Epidemia de desconfianza
En los antiguos almacenes de los barrios era habitual encontrar un letrero que decía: “La confianza se murió, el mal pago la mató; por eso, se avisa con cortesía, que aquí se vende y no se fía”. Pareciera que ahora, del refrán popular, hemos pasado a una desatada epidemia de desconfianza que va minando las bases de la convivencia entre las personas y en la sociedad.
La muerte de la confianza, por la pérdida del sentido ético y la asfixia de la dimensión espiritual del ser humano, es uno de los mayores enemigos de nuestra felicidad personal y social, porque muchos asumen como actitud vital la de encerrarse en su propio metro cuadrado y desconfiar de todo y de todos, en respuesta a tantos engaños y sinvergüenzuras de los sobreabundantes casos de corrupción de personas e instituciones de todos los tipos, pelajes y colores.
El problema es que la confianza es la base de todas las relaciones y sin ella no se puede vivir humanamente. La confianza es una mirada positiva, no ingenua, sobre la buena voluntad y capacidad de bien de las personas, aun cuando siempre es posible que realicen actos deshonestos. En la instalación de la desconfianza como base de las relaciones, hay una visión muy negativa del ser humano: alguien mentiroso, egoísta y ladrón, que engaña buscando su propio interés. Pero, no se trata sólo de una visión negativa del ser humano en general, sino una pobre visión de sí mismo, pues siguiendo con los refranes, en la desconfianza sistemática se manifiesta que “el ladrón cree que todos son de su condición”.
Son tremendos los efectos de la epidemia de desconfianza: nos conduce a vivir con miedo y a la defensiva, vivimos en un estado de alerta cansadora para no ser engañados; así, nos encerramos en nosotros mismos buscando seguridades y todo se interpreta desde la duda; entonces, ya no hay diálogo sincero, nadie se siente escuchado, se crean sospechas y distancias, anticipando algo negativo. En esta epidemia de desconfianza sistemática ya no hay valoración del otro y todo se mira con “ojo malo”, así se pierde la capacidad de avanzar (fíjese usted, la desconfianza siempre es conservadora); se pierde la capacidad de acogida y nos volvemos intolerantes, se atrofia la mente y se achica el corazón y, ocurre algo muy doloroso: que no nos sentimos un pueblo que pueda caminar juntos buscando algo mejor para todos. ¡Uf, son terribles los efectos de la epidemia de desconfianza!

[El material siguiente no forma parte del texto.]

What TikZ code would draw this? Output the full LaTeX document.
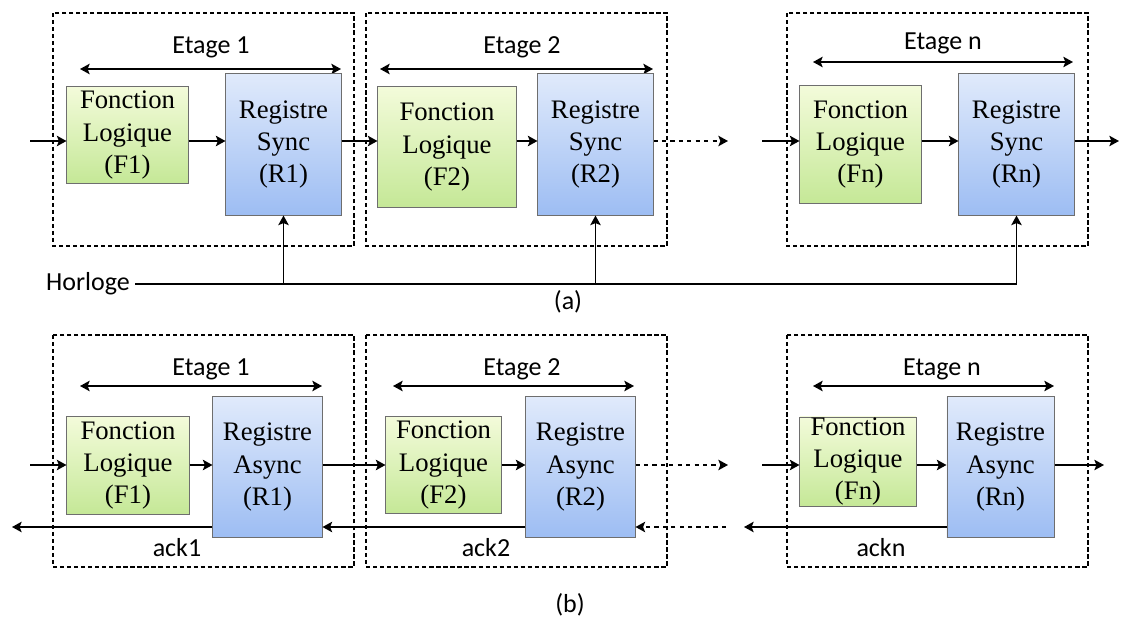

Probablemente, usted está pensando que si hay una epidemia de desconfianza “por algo será”. ¡Por supuesto que sí! Esta epidemia es el resultado de muchas confianzas defraudadas y credibilidades erosionadas por la pérdida del sentido ético y la asfixia de la dimensión espiritual del ser humano. El resultado es que a quienes viven la desconfianza sistemática, basta verlos moverse en su mundo empobrecido de relaciones humanas para percibir que es una opción que no los hace felices y les hace mucho daño, a ellos y a otros; no se puede vivir humanamente a la defensiva, desde el recelo y las sospechas. Es destructivo para las personas, las relaciones humanas y la vida en sociedad.
La confianza es la actitud que permite no vivir a la defensiva y tampoco en una credulidad ingenua, sino en una credibilidad basada en las capacidades y valores de otras personas e instituciones, y por eso su pérdida es tan dolorosa. Pérdida que puede ocurrir por grandes desilusiones o puede ser erosionada por pequeñas decepciones, por eso es un tesoro que siempre debe cuidarse desde las pequeñas cosas, y esas pequeñas cosas son la medida de la confianza, como dice el Señor Jesús, “el que es fiel en lo poco, también es fiel en lo mucho”. Ser creíble es una tarea que demanda mucho tiempo y trabajo responsable, pero esa credibilidad arduamente conquistada puede perderse en un segundo.
La decisión, entonces, es aprender a confiar. Sí, se trata de “aprender a confiar”, y no -simplemente- de una credulidad ingenua y carente de sentido crítico. Por cierto, confiar siempre será un riesgo, pero hay que aprender a vivir con un riesgo consciente y calculado. Se trata, en palabras del Señor Jesús, de aprender a ser “mansos como palomas y astutos como las serpientes”, y así discernir -en todos los aspectos de la vida- en quién se puede confiar porque es creíble y su palabra vale. Decidirse a confiar en otros, sabiendo en quién confiamos, es el camino para reconstruir un tejido de relaciones humanizadoras y una convivencia social saludable.
Por último, el aprendizaje de la confianza es uno de los fundamentos de la experiencia de la fe cristiana, como lo señala el apóstol Pablo, cuando -refiriéndose al Señor Jesús- dice “yo sé bien en quién he puesto mi confianza”.